Outlander II GEN Techniczne - [II 2.2 DID] Outlender 2,2 DID CZY WARTO?
rezon - 11-04-2009, 20:51
mitsu00 napisał/a: | ta modyfikacja nie nadwyręża podzespołów i ich żywotności | każda modyfikacja na plus nadwyręża podzespoły. To, że silnik jest wypuszczany na 70% mocy nie oznacza przecież, że pozostałe elementy mają równie wielki zapas. Istnieje również coś takiego jak wytrzymałość zmęczeniowa - materiał podobnie jak człowiek też się męczy. Zrób 50 przysiadów i zmierz sobie puls. Nazajutrz dorzuć 30% swojej wagi na ramiona i też zrób 50 przysiadów.
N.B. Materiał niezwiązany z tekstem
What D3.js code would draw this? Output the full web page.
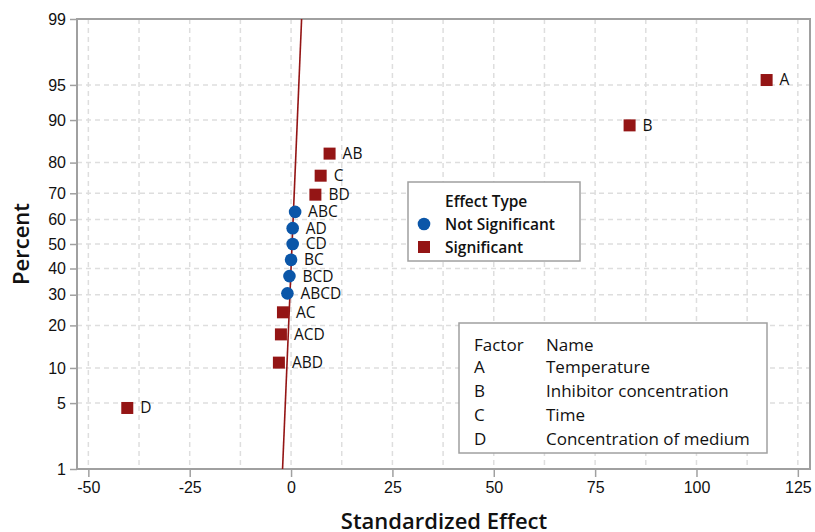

Po pierwsze możesz w ogóle nie zrobić 50 z obciążeniem, a nawet jeżeli zrobisz to na pewno będziesz bardziej zmęczony.
mitsu00 - 11-04-2009, 21:35
Co do tych przysiadów to ja mam bardzo dobrą kondycję i taka gimnastyka mnie nie męczy Tak samo nie nadwyrężam tej dodatkowej mocy w autku. Po prostu dużo jeżdżę w trasie i chiałem mieć pewność że ewentualne wyprzedzanie będzie mogło się odbyć szbko i bezpiecznie. Dla mnie priorytetem nie było skrócenie sprintu od 0 do 100 km/h tylko poprawienie elastyczności silnika. A taka forma wykorzystania nadmiaru mocy w żaden sposób nie narazi silnika i podzespołów na szwank.
Pozdrawiam
jmgmotocykle - 12-04-2009, 20:07
świeta racja - program orginalny modyfikuje się żeby pozbyć się "uniwersalności" tz. każde auto w salonie ma być dla każdego- a jak wiemy wszystko co jest uniwersalnie to jest do niczego. dlatego jednego outka mam zrobionego na max - i nie interesuje mnie ile co wytrzyma bo po to go mam żeby mnie bawił(już mam załorzone inne tarcze, sprzęgło,gumyitp.) , a drugiego mam na trasy i jest zawirusowany tz. ecoprogramem- czyli zyskał na mocy , zapewnia bezpieczne wyprzedzanie a przy spokojnej jeżdzie spala mniej niz na org. programie... poprostu nie każdy tunin służy temu żeby mieć 2 pozycje gazu
bonito - 15-04-2009, 10:25
Muszę się zgodzić z rezonem - mimo że każde TDI można zawirusować, to jednak cały samochód jest systemem i pozostałe podzespoły mogą się po prostu szybciej zużywać.
A Outlander 2.0 TDI ma kilka słabych punktów:
1. Słabe hamulce.
2. Niedowymiarowane sprzęgło.
3. Koło dwumasowe (niezbyt trwałe).
4. Spadające obejmy od turbo (im wyższe ciśnienie tym bardziej)
Może lepszym sposobem zwiększenia mocy byłaby sprzedaż Outka, dołożenie kilku tysięcy i kupno Lancera Evo10?
bonito
Anonymous - 17-04-2009, 20:41
bonito napisał/a: | Muszę się zgodzić z rezonem - mimo że każde TDI można zawirusować, to jednak cały samochód jest systemem i pozostałe podzespoły mogą się po prostu szybciej zużywać.
A Outlander 2.0 TDI ma kilka słabych punktów:
1. Słabe hamulce.
2. Niedowymiarowane sprzęgło.
3. Koło dwumasowe (niezbyt trwałe).
4. Spadające obejmy od turbo (im wyższe ciśnienie tym bardziej)
Może lepszym sposobem zwiększenia mocy byłaby sprzedaż Outka, dołożenie kilku tysięcy i kupno Lancera Evo10?
bonito |
kolego czy możesz rozwinąć punkty 2 i 3?... jakiej trwałości, albo nietrwałości można oczekiwać?